Sunday, November 16, 2014

The Difference


For most of my life I have hoped to feel or look different than the way that I do. I think most everyone has something they would change about themselves. I often play/played the “if only “game.  As an adult, I have the head knowledge to know that “if only” has nothing to do with how I look and everything to do with how I feel. Even if we get the verbal accolades and recognition, we still feel discontent…or at least I do. And I have been trying to think about why that is. Is it about getting the accolades from the right people? Is it about knowing who we are inside the packaging? I think it is a little of both, but more about BELIEVEING. I know I wrote about that before, but I’ve always left out the word CHOOSE. I have to choose to believe who I am and that takes a tremendous amount of FAITH.

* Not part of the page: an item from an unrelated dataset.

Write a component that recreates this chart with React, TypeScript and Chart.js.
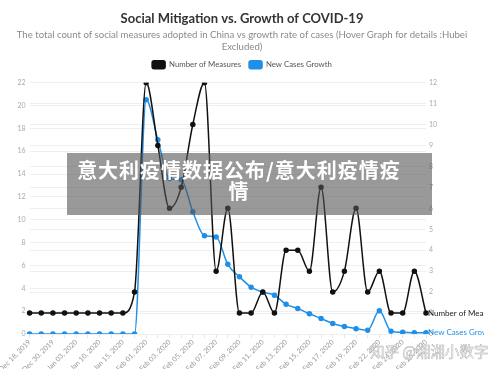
import React, { useEffect, useRef } from 'react';
import { Chart, registerables } from 'chart.js';

Chart.register(...registerables);

const dates = [
  'Dec 18, 2019', 'Dec 24, 2019', 'Dec 30, 2019', 'Jan 01, 2020', 'Jan 03, 2020',
  'Jan 07, 2020', 'Jan 10, 2020', 'Jan 13, 2020', 'Jan 15, 2020', 'Jan 23, 2020',
  'Feb 01, 2020', 'Feb 02, 2020', 'Feb 03, 2020', 'Feb 04, 2020', 'Feb 05, 2020',
  'Feb 06, 2020', 'Feb 07, 2020', 'Feb 08, 2020', 'Feb 09, 2020', 'Feb 10, 2020',
  'Feb 11, 2020', 'Feb 12, 2020', 'Feb 13, 2020', 'Feb 14, 2020', 'Feb 15, 2020',
  'Feb 16, 2020', 'Feb 17, 2020', 'Feb 18, 2020', 'Feb 19, 2020', 'Feb 20, 2020',
  'Feb 22, 2020', 'Feb 23, 2020', 'Feb 24, 2020', 'Feb 25, 2020', 'Feb 26, 2020',
];

const numberOfMeasures = [
  1, 1, 1, 1, 1, 1, 1, 1, 1, 2,
  12, 9, 6, 7, 10, 12, 3, 6, 1, 1,
  2, 1, 4, 4, 3, 7, 2, 3, 6, 2,
  3, 1, 1, 3, 1,
];

const newCasesGrowth = [
  0, 0, 0, 0, 0, 0, 0, 0, 0, 0,
  20.5, 17, 13.6, 13.5, 10.7, 8.6, 8.5, 6.1, 5.0, 4.1,
  3.65, 3.4, 2.6, 2.24, 1.77, 1.36, 0.92, 0.65, 0.47, 0.32,
  2.03, 0.24, 0.15, 0.12, 0.12,
];

// zero-width non-joiner keeps the font from forming a "ti" ligature
const titleText = 'Social Mitiga\u200Ction vs. Growth of COVID-19';
const subtitleLines = [
  'The total count of social measures adopted in China vs growth rate of cases (Hover Graph for details :Hubei',
  'Excluded)',
];
const seriesNames = ['Number of Measures', 'New Cases Growth'];
const overlayLines = ['意大利疫情数据公布/意大利疫情疫', '情'];
const watermark = '知乎 @湘湘小数字';

const FONT = 'Lato, "Open Sans", sans-serif';
const BLUE = '#1f8fe8';
const BLACK = '#111111';

const endLabels = {
  id: 'endLabels',
  afterDatasetsDraw(chart: any) {
    const ctx = chart.ctx;
    chart.data.datasets.forEach((ds: any, i: number) => {
      const meta = chart.getDatasetMeta(i);
      const pt = meta.data[meta.data.length - 1];
      if (!pt) return;
      ctx.save();
      ctx.font = '8px ' + FONT;
      ctx.fillStyle = i === 0 ? '#222' : BLUE;
      ctx.textBaseline = 'middle';
      ctx.textAlign = 'left';
      ctx.fillText(ds.label, pt.x + 2, pt.y);
      ctx.restore();
    });
  },
};

const legendGap = {
  id: 'legendGap',
  beforeLayout(chart: any) {
    const lg = chart.legend;
    if (lg && !lg._gapPatched) {
      const orig = lg.fit.bind(lg);
      lg.fit = function () {
        orig();
        this.height += 4;
      };
      lg._gapPatched = true;
    }
  },
};

export default function App() {
  const ref = useRef<HTMLCanvasElement | null>(null);

  useEffect(() => {
    if (!ref.current) return;
    const chart = new Chart(ref.current, {
      type: 'line',
      data: {
        labels: dates,
        datasets: [
          {
            label: seriesNames[0],
            data: numberOfMeasures,
            yAxisID: 'yRight',
            borderColor: BLACK,
            backgroundColor: BLACK,
            pointBackgroundColor: BLACK,
            pointBorderColor: BLACK,
            pointRadius: 2,
            borderWidth: 1.5,
            cubicInterpolationMode: 'monotone',
          },
          {
            label: seriesNames[1],
            data: newCasesGrowth,
            yAxisID: 'yLeft',
            borderColor: BLUE,
            backgroundColor: BLUE,
            pointBackgroundColor: BLUE,
            pointBorderColor: BLUE,
            pointRadius: 2,
            borderWidth: 1.5,
            cubicInterpolationMode: 'monotone',
          },
        ],
      },
      options: {
        animation: false,
        responsive: true,
        maintainAspectRatio: false,
        layout: { padding: { top: 10, left: 0, right: 0, bottom: 0 } },
        font: { family: FONT },
        plugins: {
          title: {
            display: true,
            text: titleText,
            color: '#333',
            font: { family: FONT, size: 13, weight: 'bold' },
            padding: { top: 1, bottom: 3 },
          },
          subtitle: {
            display: true,
            text: subtitleLines,
            color: '#8a8a8a',
            font: { family: FONT, size: 9.6 },
            padding: { top: 0, bottom: 0 },
          },
          legend: {
            display: true,
            labels: {
              boxWidth: 13,
              boxHeight: 8,
              useBorderRadius: true,
              borderRadius: 2,
              color: '#555',
              font: { family: FONT, size: 7.8 },
              padding: 8,
            },
          },
          tooltip: { enabled: false },
        },
        scales: {
          x: {
            type: 'category',
            offset: false,
            grid: { display: true, drawOnChartArea: false, tickLength: 4, color: '#e6e6e6' },
            border: { display: false },
            ticks: {
              autoSkip: false,
              maxRotation: 45,
              minRotation: 45,
              color: '#999',
              font: { family: FONT, size: 7 },
              padding: 0,
              callback: (_v: any, i: number) => (i % 2 === 0 ? dates[i] : ''),
            },
            afterFit: (s: any) => { s.height = 35; },
          },
          yLeft: {
            position: 'left',
            min: 0,
            max: 22,
            ticks: { stepSize: 2, color: '#aaa', font: { family: FONT, size: 7 }, padding: 4 },
            grid: { color: '#efefef', drawTicks: false },
            border: { display: false },
            afterFit: (s: any) => { s.width = 28; },
          },
          yRight: {
            position: 'right',
            min: 0,
            max: 12,
            ticks: { stepSize: 1, color: '#aaa', font: { family: FONT, size: 7 }, padding: 3 },
            grid: { color: '#efefef', drawTicks: false },
            border: { display: false },
            afterFit: (s: any) => { s.width = 58; },
          },
        },
      },
      plugins: [endLabels, legendGap],
    } as any);
    return () => chart.destroy();
  }, []);

  return (
    <div style={{ position: 'fixed', left: 0, top: 0, width: 500, height: 369, background: '#fff', overflow: 'hidden' }}>
      <div style={{ position: 'absolute', left: 0, top: 0, width: 484, height: 369 }}>
        <canvas ref={ref} />
      </div>
      <div
        style={{
          position: 'absolute', left: 67, top: 153, width: 365, height: 62,
          background: 'rgba(85,85,85,0.6)',
        }}
      >
        <div
          style={{
            position: 'absolute', left: 0, top: 6, width: 344, textAlign: 'center',
            color: '#fff', fontFamily: '"Noto Sans CJK SC", sans-serif', fontWeight: 'bold',
            fontSize: 20, lineHeight: '21px', letterSpacing: 1, whiteSpace: 'nowrap',
          }}
        >
          {overlayLines[0]}
          <br />
          {overlayLines[1]}
        </div>
      </div>
      <div
        style={{
          position: 'absolute', left: 370, top: 340, fontSize: 14.5, whiteSpace: 'nowrap',
          fontFamily: '"Noto Sans CJK SC", sans-serif', color: 'rgba(255,255,255,0.55)',
          WebkitTextStroke: '0.5px #b0b0b0',
        }}
      >
        {watermark}
      </div>
    </div>
  );
}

I can do faith in church. I can read God’s Word and claim His promises. I can trust that He has a plan that is bigger than me and that His plan is ultimately for my good. It isn’t easy, but it feels relatively safe. I have a much harder time doing faith with me. The “Words” I have had in my life have told me something different than what I am supposed to believe.  What if I believe something good about myself that just isn’t true? I know I am believing lies now….meaning I tell myself I'm less than, but isn’t it better to believe a bad lie and be wrong than to believe a good lie and be wrong? I’d rather believe that I’m not lovable and be pleasantly surprised than think that I am loved and be totally wrong. Because I have been wrong before and I don’t want to hold on to something that isn’t true ever again. If it has the potential to change then I don't want to hold on to it.

I had someone ask me today what I was running from. I didn’t realize that I was running, but I probably am. I’m running from hurt. Because I can count on one hand the times that I have cried from such a deep place of loss that I don’t want to ever let myself feel that way again. But that isn’t possible. I’m trying to make it possible. I try to limit the amount of people that I love so that less of me is exposed and I’m ashamed about that. Just because someone loves me am I obligated to love them back? Because if I love them back they will hurt me and leave me. I think this actually goes much deeper. It is not just about people in general…it is about the men in my life. I have had my heart broken by three different people in my life and all of them were men and none of them really knew how to love well. I think my grandfather made great strides towards loving well later in his life, but there were still moments of great wounding. And I know wounding is inevitable, but it would have meant everything – would mean everything – to hear “I’m sorry for not loving you well. I’m sorry for not making you the priority when I should have. I’m sorry for choosing what was best for me in the moments when you really needed me to choose what was best for you.” That would have made a difference.

1 comment:

Mike Fritch said...

OK, I'm back to reading all of these amazing blog posts, it's been a while since I have read them. Too long in fact. So, I'm back. I will save this link on my work computer and check this every day now!

I just love and really appreciate the transparency with which you write these blogs. They are really amazing. I learn new things about you with them, things I knew a bit in the past but am learning more and more now. I want to sit down and talk to you about these Victoria. These are an amazing view into your heart, your soul, your spirit.

I know you have been hurt in the past and though I'm not sure if I'm one of the 3 men who have hurt you deeply, I know I have not been there in times of trouble. There is one time in particular that if I could do my life again, I would go back in time and do so differently.

I hope and pray that you can have patience with me, forgive me, and understand that I love you, will always love you, and will pursue you and aim to understand you more and more for the rest of our lives. You are an amazing person and I really want us to be so close, closer than we are now.

I love you very much, thank you for sharing these blogs. I really treasure them.